Der Regierungsentwurf behält das bisherige Verschonungskonzept im Grundsatz bei. Firmenerben sollen weiterhin weitgehend von Steuern befreit sein, wenn sie die Unternehmen über bestimmte Zeiträume fortführen und die Mehrzahl der Arbeitsplätze erhalten. Erben größerer Unternehmen mit mehr als 26 Mio € Betriebsvermögen sollen künftig stärker belastet werden.

Die Verschonungsregelungen, also unter welchen Voraussetzungen Unternehmen nur zu 15 % oder gar nicht der Steuer zu unterwerfen sind, ergeben sich aus der Aufstellung „Erbschaft- und Schenkungsteuerübersicht der Neuregelung gemäß Gesetzentwurf vom 08. Juli 2015 des Bundesfinanzministeriums“, den Sie hier abrufen können.

Es gelten also weiterhin bestimmte Haltefristen: 5 bzw. 7 Jahre und bei Unternehmen ab 4 Beschäftigen wird auf die in der Haltefrist erzielte Lohnsumme abgestellt. Je größer das Unternehmen, desto höher muss die Lohnsumme während der Haltefrist sein.

Bei Unternehmen mit einem Wert von über 26 Mio € pro Erbe erfolgt eine individuelle Verschonungsbedarfsprüfung, also die Prüfung, ob die Steuerschuld nicht aus 50 % des verfügbaren Vermögens beglichen werden kann bzw. als Wahlrecht verringert sich der Verschonungsabschlag bei steigendem übertragenen Unternehmenswert.

Mit Beschluss vom 25.09.2015 haben die Bundesländer im Bundesrat einen eigenen Vorschlag zur Reform des Erbschaftsteuergesetzes eingebracht (Länder-E). Dieser unterscheidet sich vom Regierungsentwurf im Wesentlichen wie folgt:

Bei Großerwerben erfolgt eine Verschärfung des Verschonungsabschlages, das heißt, die Abschmelzung erfolgt bei einem geringeren Übertragungsbetrag. Ab 34 Mio € bzw. 60 Mio € bei Familiengesellschaften soll nach dem Länder-E der Verschonungsabschlag völlig entfallen.

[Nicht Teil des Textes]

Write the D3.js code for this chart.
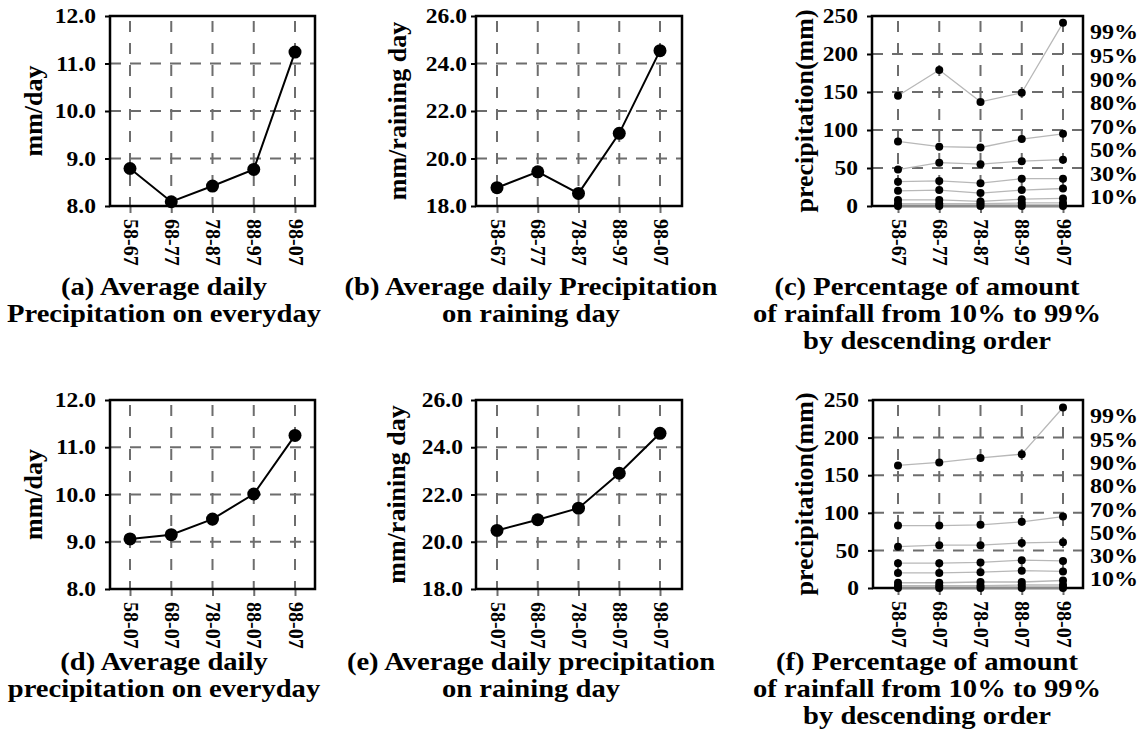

Außerdem kehrt der Länder-E zum Begriff des Verwaltungsvermögens zurück. Über das bisherige Verwaltungsvermögen hinaus sollen auch Wirtschaftsgüter wie Oldtimer, Sportflugzeuge, Segelyachten und Wertpapiere, die ausschließlich der Rückdeckung von betrieblichen Pensionsverbindlichkeiten angelegt sind, gehören. Das heißt, auch dieses Vermögen ist nicht der Verschonung unterworfen.

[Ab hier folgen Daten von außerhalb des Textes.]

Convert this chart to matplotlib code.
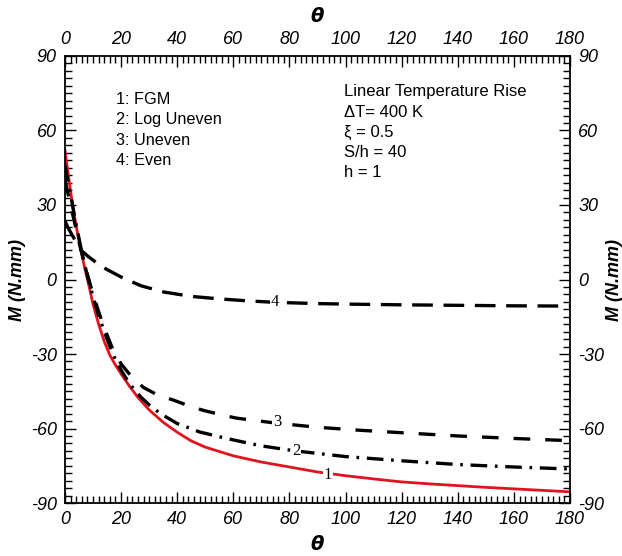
import matplotlib
matplotlib.use("Agg")
import matplotlib.pyplot as plt
from matplotlib.ticker import MultipleLocator

# curve 1: FGM
theta_fgm = [0, 1, 2, 3, 4, 5, 6, 7, 8, 9, 10, 12, 14, 16, 18, 20, 23, 26, 30, 35,
             40, 45, 50, 60, 70, 80, 90, 100, 110, 120, 130, 140, 150, 160, 170, 180]
m_fgm = [52, 43.5, 35.5, 28, 21.5, 15.5, 10, 4.8, 0, -4.8, -10, -18, -25, -30.5, -34.5, -38,
         -43, -47.5, -52.5, -57.5, -61.5, -65, -67.5, -71, -73.5, -75.5, -77.5, -79, -80.3,
         -81.5, -82.3, -83, -83.7, -84.3, -84.9, -85.5]

# curve 2: Log Uneven
theta_log = [0, 1, 2, 3, 4, 5, 6, 7, 8, 10, 12, 14, 17, 20, 23, 27, 30, 34, 40, 48, 55,
             60, 70, 82, 100, 120, 140, 160, 180]
m_log = [46, 40, 34, 28, 22, 16.5, 11, 6, 1.5, -7, -14.5, -21, -30, -36.5, -42, -47.3, -50.5,
         -54, -58, -61.4, -63.3, -64.6, -67, -69, -71.3, -73, -74.5, -75.5, -76.3]

# curve 3: Uneven
theta_unev = [0, 1, 2, 3, 4, 5, 6, 8, 10, 12, 14, 17, 20, 24, 28, 33, 38.5, 44, 49, 55, 61,
              75, 90, 105, 120, 140, 160, 180]
m_unev = [40, 35, 30, 25, 20, 15, 10.5, 2, -6, -13, -19.5, -28, -34, -39.5, -43.5, -46.5,
          -48.5, -50.8, -52.6, -54.3, -55.8, -57.8, -59.5, -60.7, -61.7, -63, -64, -64.9]

# curve 4: Even
theta_even = [0, 1, 2, 3, 4, 5, 6, 8, 10, 12, 15, 20, 27, 35, 45, 55, 65, 75, 90, 100, 120,
              140, 160, 180]
m_even = [23.5, 21, 19, 17, 15, 13, 11.5, 9.5, 7.8, 6, 4, 1, -2.5, -5, -6.8, -7.8, -8.6, -9.2,
          -9.7, -9.9, -10.2, -10.4, -10.6, -10.7]

curve_labels = ["1", "2", "3", "4"]
label_pos = [(93.7, -78.7), (82.3, -69), (75.5, -57.3), (74.8, -9.2)]

legend_lines = ["1: FGM", "2: Log Uneven", "3: Uneven", "4: Even"]
info_lines = ["Linear Temperature Rise", "\u0394T= 400 K", "\u03be = 0.5", "S/h = 40", "h = 1"]

plt.rcParams['font.family'] = ['Liberation Sans', 'DejaVu Sans']
plt.rcParams['font.style'] = 'italic'
plt.rcParams['axes.unicode_minus'] = False

fig = plt.figure(figsize=(6.22, 5.56), dpi=100)
ax = fig.add_axes([0.1045, 0.0953, 0.8119, 0.804])

ax.plot(theta_fgm, m_fgm, color="#e0141e", lw=2)
ax.plot(theta_log, m_log, color="black", lw=2.4, dashes=(5, 2.3, 0.8, 2.3))
ax.plot(theta_unev, m_unev, color="black", lw=2.4, dashes=(5, 4.5))
ax.plot(theta_even, m_even, color="black", lw=2.4, dashes=(6.2, 3.2))

for lab, (tx, ty) in zip(curve_labels, label_pos):
    ax.text(tx, ty, lab, family="Liberation Serif", style="normal", fontsize=12,
            ha="center", va="center",
            bbox=dict(facecolor="white", edgecolor="none", pad=0.5))

ax.set_xlim(0, 180)
ax.set_ylim(-90, 90)
ax.xaxis.set_major_locator(MultipleLocator(20))
ax.xaxis.set_minor_locator(MultipleLocator(2))
ax.yaxis.set_major_locator(MultipleLocator(30))
ax.yaxis.set_minor_locator(MultipleLocator(3))
ax.tick_params(which="both", direction="in", top=True, right=True,
               labeltop=True, labelright=True, width=1)
ax.tick_params(which="major", length=8, labelsize=13, pad=6)
ax.tick_params(which="minor", length=5)
for s in ax.spines.values():
    s.set_linewidth(1.3)

ax.set_xlabel("\u03b8", fontsize=14, fontweight="bold", style="italic",
              family="DejaVu Sans", labelpad=5)
ax.text(0.5, 1.066, "\u03b8", transform=ax.transAxes, fontsize=14, fontweight="bold",
        style="italic", family="DejaVu Sans", ha="center", va="bottom")
ax.set_ylabel("M (N.mm)", fontsize=13, fontweight="bold", style="italic", labelpad=3)
ax.text(1.088, 0.5, "M (N.mm)", transform=ax.transAxes, fontsize=13, fontweight="bold",
        style="italic", rotation=90, ha="center", va="center")

for i, s in enumerate(legend_lines):
    ax.text(18.2, 72.5 - i * 8.2, s, fontsize=11.7, style="normal", va="center", ha="left")
for i, s in enumerate(info_lines):
    ax.text(99.4, 75.5 - i * 8.1, s, fontsize=12, style="normal", va="center", ha="left")

fig.savefig("out.png", dpi=100)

Außerdem soll die im Regierungsentwurf vorgesehene Stundungsmöglichkeit der Steuern in Härtefällen ersatzlos gestrichen werden.

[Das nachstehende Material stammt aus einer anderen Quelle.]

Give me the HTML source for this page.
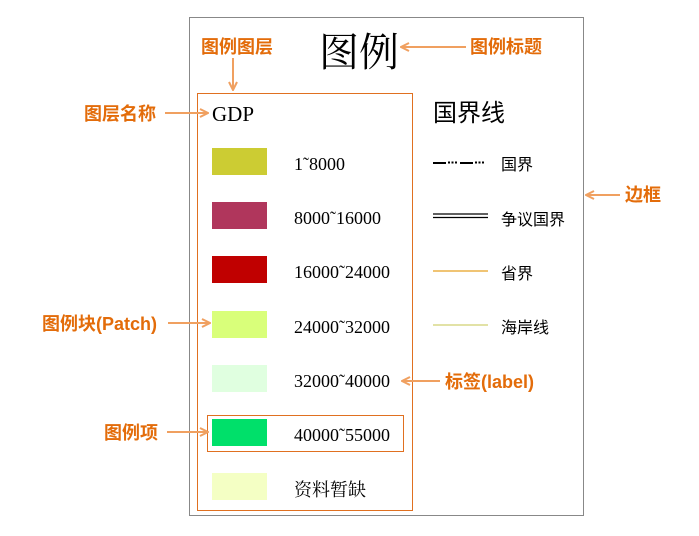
<!DOCTYPE html>
<html><head><meta charset="utf-8"><style>
html,body{margin:0;padding:0;background:#fff;width:699px;height:536px;overflow:hidden}
</style></head><body>
<svg width="699" height="536" xmlns="http://www.w3.org/2000/svg">
<defs><marker id="a" markerWidth="10" markerHeight="10" refX="9" refY="5" orient="auto" markerUnits="userSpaceOnUse"><path d="M1,1 L9,5 L1,9" fill="none" stroke="#f0a060" stroke-width="2"/></marker></defs>
<rect x="189.5" y="17.5" width="394" height="498" fill="none" stroke="#888" stroke-width="1"/>
<rect x="197.5" y="93.5" width="215" height="417" fill="none" stroke="#e07020" stroke-width="1"/>
<rect x="207.5" y="415.5" width="196" height="36" fill="none" stroke="#e07020" stroke-width="1"/>
<text x="319" y="66" font-family="Liberation Serif, Noto Serif CJK SC, serif" font-size="40" fill="#000">图例</text>
<text x="212" y="121" font-family="Liberation Serif, serif" font-size="21" fill="#000">GDP</text>
<text x="433" y="121" font-family="Liberation Sans, Noto Sans CJK SC, sans-serif" font-size="24" fill="#000">国界线</text>
<g font-family="Liberation Serif, serif" font-size="18" fill="#000">
<rect x="212" y="148" width="55" height="27" fill="#cccc33"/><text x="294" y="170">1˜8000</text>
<rect x="212" y="202" width="55" height="27" fill="#b0365c"/><text x="294" y="224">8000˜16000</text>
<rect x="212" y="256" width="55" height="27" fill="#c00000"/><text x="294" y="278">16000˜24000</text>
<rect x="212" y="311" width="55" height="27" fill="#d9ff7a"/><text x="294" y="333">24000˜32000</text>
<rect x="212" y="365" width="55" height="27" fill="#e0ffe0"/><text x="294" y="387">32000˜40000</text>
<rect x="212" y="419" width="55" height="27" fill="#00e06a"/><text x="294" y="441">40000˜55000</text>
<rect x="212" y="473" width="55" height="27" fill="#f4ffc4"/><text x="294" y="496" font-family="Liberation Serif, Noto Serif CJK SC, serif">资料暂缺</text>
</g>
<g font-family="Liberation Sans, Noto Sans CJK SC, sans-serif" font-size="16" fill="#000">
<line x1="433" y1="163" x2="446" y2="163" stroke="#000" stroke-width="2"/>
<line x1="448" y1="162.5" x2="458" y2="162.5" stroke="#000" stroke-width="2" stroke-dasharray="2,1.5"/>
<line x1="460" y1="163" x2="473" y2="163" stroke="#000" stroke-width="2"/>
<line x1="475" y1="162.5" x2="485" y2="162.5" stroke="#000" stroke-width="2" stroke-dasharray="2,1.5"/>
<text x="501" y="170">国界</text>
<line x1="433" y1="214" x2="488" y2="214" stroke="#000" stroke-width="1.2"/>
<line x1="433" y1="217.5" x2="488" y2="217.5" stroke="#000" stroke-width="1.2"/>
<text x="501" y="225">争议国界</text>
<line x1="433" y1="271" x2="488" y2="271" stroke="#e8a020" stroke-width="1.2"/>
<text x="501" y="279">省界</text>
<line x1="433" y1="325" x2="488" y2="325" stroke="#d0d070" stroke-width="1.2"/>
<text x="501" y="333">海岸线</text>
</g>
<g stroke="#f0a060" stroke-width="2" fill="none">
<line x1="233" y1="58" x2="233" y2="90" marker-end="url(#a)"/>
<line x1="466" y1="47" x2="401" y2="47" marker-end="url(#a)"/>
<line x1="165" y1="113" x2="208" y2="113" marker-end="url(#a)"/>
<line x1="620" y1="195" x2="586" y2="195" marker-end="url(#a)"/>
<line x1="168" y1="323" x2="210" y2="323" marker-end="url(#a)"/>
<line x1="440" y1="381" x2="402" y2="381" marker-end="url(#a)"/>
<line x1="167" y1="432" x2="208" y2="432" marker-end="url(#a)"/>
</g>
<g font-family="Liberation Sans, Noto Sans CJK SC, sans-serif" font-size="18" font-weight="bold" fill="#e36c0a">
<text x="201" y="53">图例图层</text>
<text x="470" y="53">图例标题</text>
<text x="84" y="120">图层名称</text>
<text x="625" y="201">边框</text>
<text x="42" y="330">图例块(Patch)</text>
<text x="445" y="388">标签(label)</text>
<text x="104" y="439">图例项</text>
</g>
</svg>
</body></html>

Wie immer gibt es von allen möglichen Verbänden und sonstigen Interessierten Stellungnahmen zu den Entwürfen, in denen diese mehr oder weniger kritisiert werden.

Es ist davon auszugehen, dass es hierzu einen Kompromiss geben wird, der dann auch, wie vom BVerfG angeordnet, am 01.07.2016 in Kraft treten wird.